'Por qué no te callas', dr. Borges?
por NUNO SARAIVA
DIÁRIO DE NOTÍCIAS-9-05-2012
O "ministro" inescrutinável das privatizações, António Borges, escandalizou meio mundo ao afirmar, em entrevista ao Diário Económico, que "diminuir salários não é uma política, é uma urgência". De Cavaco Silva a Couto dos Santos, dos partidos da maioria governamental aos da esquerda mais encarniçada, dos patrões aos sindicatos, ninguém ficou indiferente às palavras do dr. Borges, num, tão inusitado quanto afinado, coro de indignação coletiva.
Não sei se o dr. Borges, ao apontar esta terapêutica, se estava a referir ao presente ou ao futuro. Pouco importa. O que é de relevar é o conteúdo desta linha de pensamento que, a pretexto do aumento da competitividade da economia portuguesa, parece apontar para um retrocesso civilizacional do tecido trabalhador nacional.
Não é novidade para ninguém que o principal problema da economia em Portugal não são os trabalhadores mas sim alguns empresários e patrões. Não são raros aqueles que, pagos ao nível do sultanato, se revelam verdadeiros analfabetos quando comparados, por exemplo, com um digníssimo afinador de porcas ou um qualificadíssimo operário da indústria têxtil. Isto para já não falar das interrogações suscitadas pelo correspondente financeiro do Le Monde em Londres sobre o facto de alguém, o dr. Borges, ter sido nomeado para a liderança do processo de privatizações em Portugal depois de dispensado pelo FMI "porque não estava à altura do trabalho" que lhe era exigido. Mas isto é, obviamente, secundário.
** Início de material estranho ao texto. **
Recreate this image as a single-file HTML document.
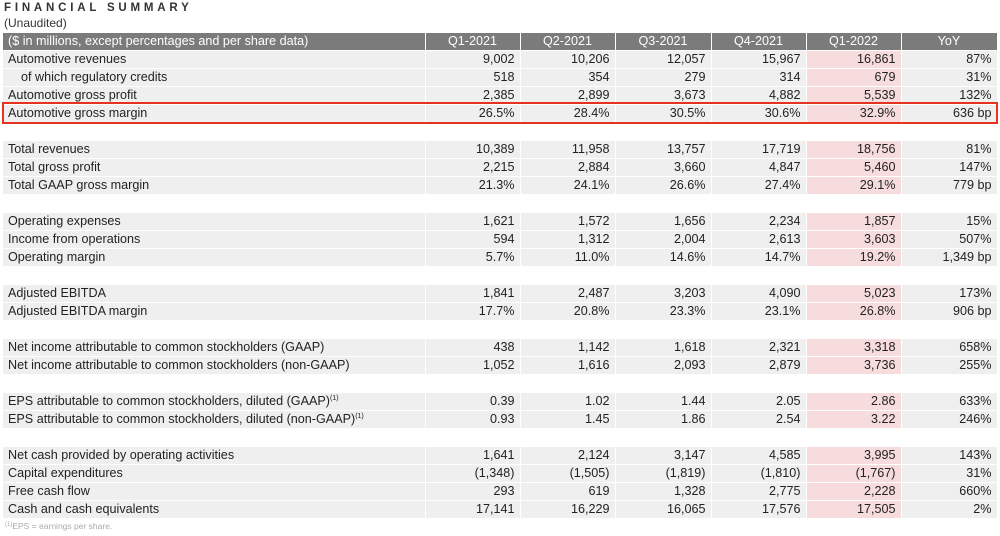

Portugal já está, e isto são factos não rebatíveis, na cauda da Europa no que respeita aos ordenados auferidos pelos trabalhadores. Por cá, o salário médio e o salário mínimo são, inclusive, inferiores ao que se paga na Grécia. Temos, como é sabido, uma taxa de desemprego que não para de aumentar e, segundo as teorias do dr. Borges, a melhor forma de combater este flagelo será reduzir compulsivamente ainda mais os salários. É porventura natural que alguém que até há bem pouco tempo recebia do FMI 225 mil euros - se calhar isentos de impostos como a sra. Lagarde - e que hoje aufere um ordenado superior ao do primeiro-ministro para aconselhar nas privatizações seja pouco sensível a este tipo de minudências mundanas que condicionam a vida do povo trabalhador.
Caso o dr. Borges tenha andado distraído, é bom que perceba que, em Portugal, se há coisa que tem vindo a ser reduzida ao longo dos últimos anos são precisamente os salários. Seja por via do congelamento ou de aumentos inferiores aos da taxa de inflação, seja por aumentos de impostos ao nível do consumo, como são os casos do IVA da restauração ou dos produtos de supermercado, seja pela suspensão de pagamentos de subsídios de férias e de Natal e pela imposição de sobretaxas nestas remunerações e que, ninguém duvide, vieram para ficar no sector privado, seja por via do agravamento dos escalões do IRS, a verdade é que tudo isto tem concorrido para que o dinheiro disponível para as famílias seja cada vez menor. E, como é evidente, isto significa, em termos absolutos uma baixa real dos salários.
Acresce a isto que, é outra evidência, sugerir, sob o chapéu amplo do aumento da competitividade, que esta se consegue por via da redução salarial é um dislate e um insulto. Considerar que a produtividade com qualidade, condição óbvia além dos custos de produção e de contexto para que haja competitividade, se consegue pagando, por caridade, umas migalhas é patrocinar o regresso ao feudalismo e à escravatura.
Como é óbvio, o problema dos salários em Portugal existe ao nível do topo - uma minoria -, e como sabemos há para aí muitos gestores que não merecem aquilo que ganham, e não ao nível da base - uma imensa maioria.
Como dizia esta semana a professora Teodora Cardoso, defender a baixa de salários por oposição à qualificação e à reorganização da nossa estrutura produtiva é um erro que nos há-de convidar a "sair" da Europa e a mudar de continente. E nos empurrará para o terceiro ou quarto mundo, pondo-nos em concorrência direta (se é que já não estamos nesse patamar) com países muito mais pobres do que o nosso.
Se o que queremos é este caminho de empobrecimento coletivo, pois sigamos o dr. Borges. Se, pelo contrário, queremos voltar a crescer, de forma sustentada e realista, vivendo de acordo com as nossas possibilidades e potencialidades, só nos resta fazer uma pergunta: Por qué no te callas, dr. Borges?